If you’re a cyclist, you know how dangerous it can be if vehicles pass too close to you. You can be bumped off your bicycle or lose control. If you suffer injuries, you then have to work with your attorney to make a claim against the driver, and then you have to prove that the driver was at fault. Your situation may mirror this one, which resulted in a community questioning the safety of the area.
A young teen was recently killed while riding his bicycle, and it’s spurred a number of changes in the local area. The 15-year-old male was just a half-mile from the Monta Vista High School and in a residential area.
Initially, word of the crash spread quickly, and his parents started texting him to ask him to come home. When he didn’t, his parents feared the worst for good reason. He had been killed in a crash with a large big-rig truck.
The Santa Clara County Sheriff’s Department reported that the truck had been stopped at a red light and was waiting to turn onto Bubb Road. As the light turned green and the truck started to turn, the vehicle impacted the teen’s handlebars, forcing him to lose control of his vehicle and to be thrown from his bicycle.

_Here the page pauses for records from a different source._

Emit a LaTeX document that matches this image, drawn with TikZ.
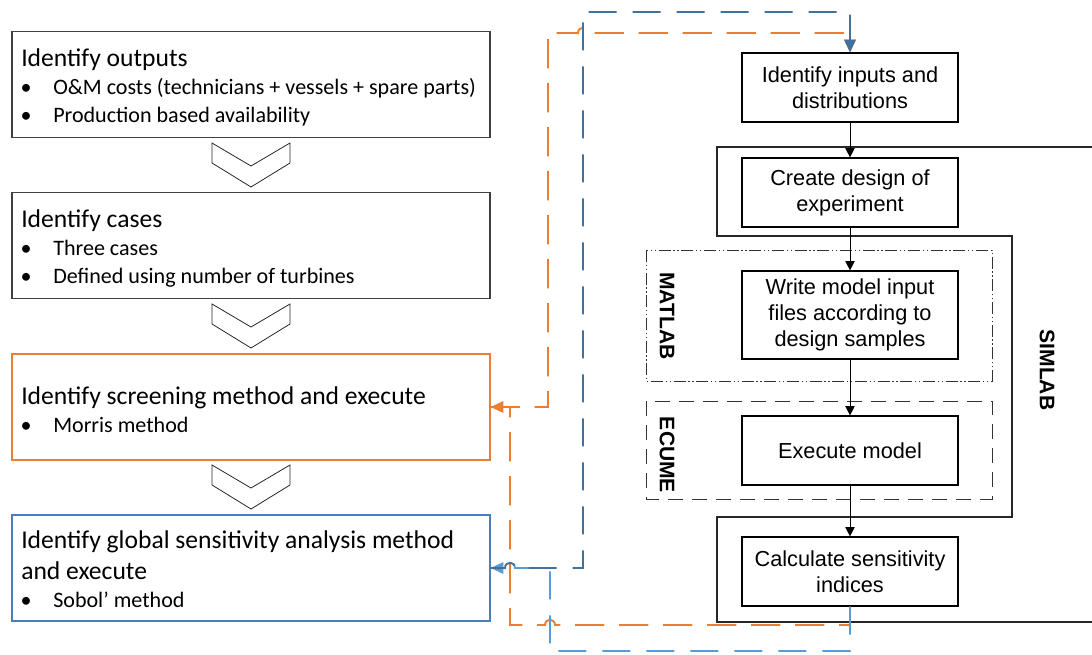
\documentclass[tikz,border=0pt]{standalone}
\usepackage{fontspec}
\setmainfont{Carlito}
\newfontfamily\arialf{Liberation Sans}
\usetikzlibrary{arrows.meta}
\definecolor{orng}{HTML}{ED7D31}
\definecolor{bluedk}{HTML}{41719C}
\definecolor{bluelt}{HTML}{5B9BD5}
\definecolor{boxblue}{HTML}{4A7EBB}
\begin{document}
\begin{tikzpicture}[x=0.75pt,y=-0.75pt,
  leftbox/.style={draw=black!75, line width=0.9pt, minimum width=358.5pt, minimum height=79.5pt, inner sep=0pt},
  stepbox/.style={draw=black, line width=0.9pt, minimum width=162pt, minimum height=51.75pt, inner sep=0pt, align=center, font=\arialf\fontsize{16.3}{19.5}\selectfont},
  ttl/.style={anchor=base west, inner sep=0pt, font=\fontsize{19.2}{22}\selectfont},
  itm/.style={anchor=base west, inner sep=0pt, font=\fontsize{16.55}{20}\selectfont},
  bul/.style={anchor=base, inner sep=0pt, font=\fontsize{16.55}{20}\selectfont},
  tool/.style={inner sep=0pt, rotate=-90, font=\arialf\bfseries\fontsize{15.8}{18}\selectfont},
  chev/.style={draw=black!85, line width=0.6pt},
  flow/.style={-{Triangle[length=7pt,width=7pt]}, line width=0.75pt},
  orngline/.style={draw=orng, line width=1.4pt, dash pattern=on 22pt off 11pt},
  bluedkline/.style={draw=bluedk, line width=1.4pt, dash pattern=on 21pt off 12pt},
  bluelline/.style={draw=bluelt, line width=1.4pt, dash pattern=on 21pt off 12pt},
  otip/.style={-{Triangle[length=9.5pt,width=8.5pt]}},
]
\useasboundingbox (0,0) rectangle (1092,654);

% ---- left column: process steps ----
\node[leftbox] (outs) at (251,84.5) {};
\node[ttl] (outsT) at (21,66) {Identify outputs};
\node[bul] (outsB1) at (26,94) {\textbullet};
\node[itm] (outsI1) at (53,94) {O\&M costs (technicians + vessels + spare parts)};
\node[bul] (outsB2) at (26,122) {\textbullet};
\node[itm] (outsI2) at (53,122) {Production based availability};

\node[leftbox] (cases) at (251,245.5) {};
\node[ttl] (casesT) at (21,227) {Identify cases};
\node[bul] (casesB1) at (26,255) {\textbullet};
\node[itm] (casesI1) at (53,255) {Three cases};
\node[bul] (casesB2) at (26,283) {\textbullet};
\node[itm] (casesI2) at (53,283) {Defined using number of turbines};

\node[leftbox, draw=orng] (screen) at (251,407) {};
\node[ttl] (screenT) at (21,404) {Identify screening method and execute};
\node[bul] (screenB1) at (26,432) {\textbullet};
\node[itm] (screenI1) at (53,432) {Morris method};

\node[leftbox, draw=boxblue] (gsa) at (251,568) {};
\node[ttl] (gsaT1) at (21,548) {Identify global sensitivity analysis method};
\node[ttl] (gsaT2) at (21,579) {and execute};
\node[bul] (gsaB1) at (26,607) {\textbullet};
\node[itm] (gsaI1) at (53,607) {Sobol’ method};

% chevrons between the steps
\foreach \dy in {0,161,322}{
  \draw[chev, shift={(0,\dy)}] (212,143) -- (251,166) -- (290,143) -- (290,163) -- (251,187) -- (212,163) -- cycle;
}

% ---- right column: SIMLAB workflow ----
\draw[line width=0.9pt, black!85] (1096,147) -- (717,147) -- (717,236) -- (1012,236) -- (1012,517) -- (717,517) -- (717,622) -- (1096,622);
\node[tool] (simlab) at (1047,370) {SIMLAB};

\draw[line width=0.7pt, black!80, dash pattern=on 9pt off 2pt on 1pt off 2pt on 1pt off 2pt] (646,250) rectangle (992,381);
\node[tool] (matlab) at (667,316) {MATLAB};
\draw[line width=0.7pt, black!80, dash pattern=on 11pt off 7pt] (646,401) rectangle (992,499);
\node[tool] (ecume) at (667,455) {ECUME};

\node[stepbox] (inputs) at (850,87.5) {Identify inputs and\\distributions};
\node[stepbox] (doe) at (850,192.5) {Create design of\\experiment};
\node[stepbox, minimum height=66pt] (write) at (850,315) {Write model input\\files according to\\design samples};
\node[stepbox] (exec) at (850,450.5) {Execute model};
\node[stepbox] (calc) at (850,571.5) {Calculate sensitivity\\indices};

\draw[flow] (inputs) -- (doe);
\draw[flow] (doe) -- (write);
\draw[flow] (write) -- (exec);
\draw[flow] (exec) -- (calc);

% ---- feedback loops ----
% screening step back to the inputs
\draw[orngline, otip] (screen.east) -- (548,407) -- (548,33) -- (578,33)
  .. controls (578,26) and (588,26) .. (588,33) -- (850,33) -- (inputs.north);
% sensitivity indices back to the screening step
\draw[orngline, otip] (calc.south) -- (850,625) -- (555,625)
  .. controls (555,618) and (545,618) .. (545,625) -- (510,625) -- (510,407) -- (screen.east);
% sensitivity indices to the global analysis step
\draw[bluelline, otip] (calc.south) -- (850,651) -- (550,651) -- (550,568) -- (515,568)
  .. controls (515,561) and (505,561) .. (505,568) -- (gsa.east);
% global analysis step back to the inputs
\draw[bluedkline, otip] (gsa.east) -- (505,568) .. controls (505,561) and (515,561) .. (515,568)
  -- (583,568) -- (583,12) -- (850,12) -- (inputs.north);
\end{tikzpicture}
\end{document}
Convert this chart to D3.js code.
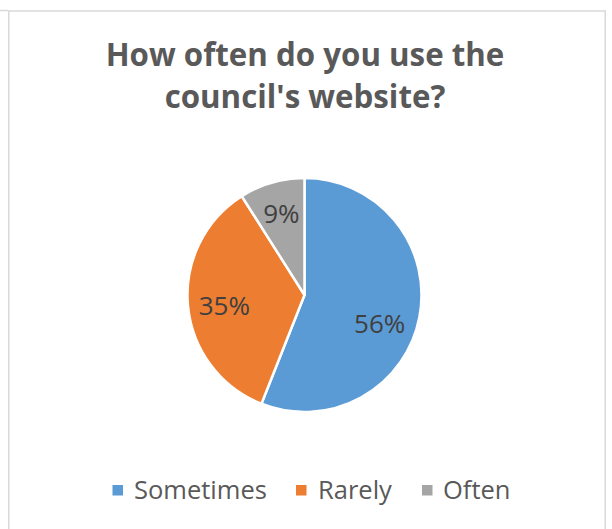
<!DOCTYPE html>
<html>
<head>
<meta charset="utf-8">
<script src="https://cdn.jsdelivr.net/npm/d3@7"></script>
<style>
  html, body { margin: 0; padding: 0; background: #fff; }
  svg { display: block; }
  text { font-family: "Open Sans", "Liberation Sans", sans-serif; }
</style>
</head>
<body>
<svg id="chart" width="612" height="529"></svg>
<script>
// Survey answers: share of respondents per answer
const categories = ["Sometimes", "Rarely", "Often"];
const shares = [56, 35, 9];
const sliceColors = ["#5B9BD5", "#ED7D31", "#A5A5A5"];
const titleLines = ["How often do you use the", "council's website?"];

const W = 612, H = 529;
const svg = d3.select("#chart");

// chart frame
svg.append("line").attr("x1", 0).attr("x2", 8).attr("y1", 10.5).attr("y2", 10.5)
  .attr("stroke", "#d9d9d9").attr("stroke-width", 1.5);
svg.append("rect")
  .attr("x", 8.75).attr("y", 11).attr("width", 596.5).attr("height", H + 20)
  .attr("fill", "none").attr("stroke", "#d9d9d9").attr("stroke-width", 1.5);

// title: one font size, sized so the first line spans the set width
const titleBaselines = [66, 108];
const titles = titleLines.map((line, i) => svg.append("text")
  .attr("x", 305).attr("y", titleBaselines[i])
  .attr("text-anchor", "middle")
  .attr("font-weight", "bold")
  .attr("fill", "#595959")
  .attr("font-size", 30)
  .text(line));
const titleSize = 30 * 399 / titles[0].node().getComputedTextLength();
titles.forEach(t => t.attr("font-size", titleSize));

// pie
const cx = 304.5, cy = 295, r = 117;
const pie = d3.pie().sort(null).value(d => d.value);
const arcs = pie(categories.map((c, i) => ({ name: c, value: shares[i], color: sliceColors[i] })));
const arc = d3.arc().innerRadius(0).outerRadius(r);
const g = svg.append("g").attr("transform", `translate(${cx},${cy})`);

g.selectAll("path.slice")
  .data(arcs)
  .join("path")
  .attr("class", "slice")
  .attr("d", arc)
  .attr("fill", d => d.data.color)
  .attr("stroke", "#fff")
  .attr("stroke-width", 2.5)
  .attr("stroke-linejoin", "round");

// data labels placed at an inner ring, with small best-fit nudges
const labelArc = d3.arc().innerRadius(r * 0.68).outerRadius(r * 0.68);
const nudge = { Sometimes: [-3, 13], Rarely: [-1, 3], Often: [-1, -6] };
g.selectAll("text.lbl")
  .data(arcs)
  .join("text")
  .attr("class", "lbl")
  .attr("transform", d => {
    const [x, y] = labelArc.centroid(d);
    const [dx, dy] = nudge[d.data.name];
    return `translate(${x + dx},${y + dy})`;
  })
  .attr("text-anchor", "middle")
  .attr("dominant-baseline", "central")
  .attr("fill", "#404040")
  .attr("font-size", 26)
  .text(d => `${d.data.value}%`);

// legend
const legendY = 490;
const legendItems = [
  { sx: 112.5, tx: 134 },
  { sx: 296, tx: 318 },
  { sx: 422, tx: 443 }
];
categories.forEach((c, i) => {
  svg.append("rect")
    .attr("x", legendItems[i].sx).attr("y", legendY - 5)
    .attr("width", 10.5).attr("height", 10.5)
    .attr("fill", sliceColors[i]);
  svg.append("text")
    .attr("x", legendItems[i].tx).attr("y", legendY + 9)
    .attr("fill", "#595959")
    .attr("font-size", 25.5)
    .text(c);
});
</script>
</body>
</html>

After the driver wasn’t charged for the death of the teen, a lawsuit claims he violated the Three Feet for Safety Act. This act protects cyclists by requiring drivers to slow down and maintain a distance of at least three feet away from a bicyclist when passing. In areas where there isn’t enough space, drivers need to slow down and pass only when it’s safe enough to do so. This lawsuit claims that the driver was far too close to the cyclist. He was also driving in an area where trucks are restricted unless the route is the most direct path to a destination; in this case, the driver should have been on a completely different route.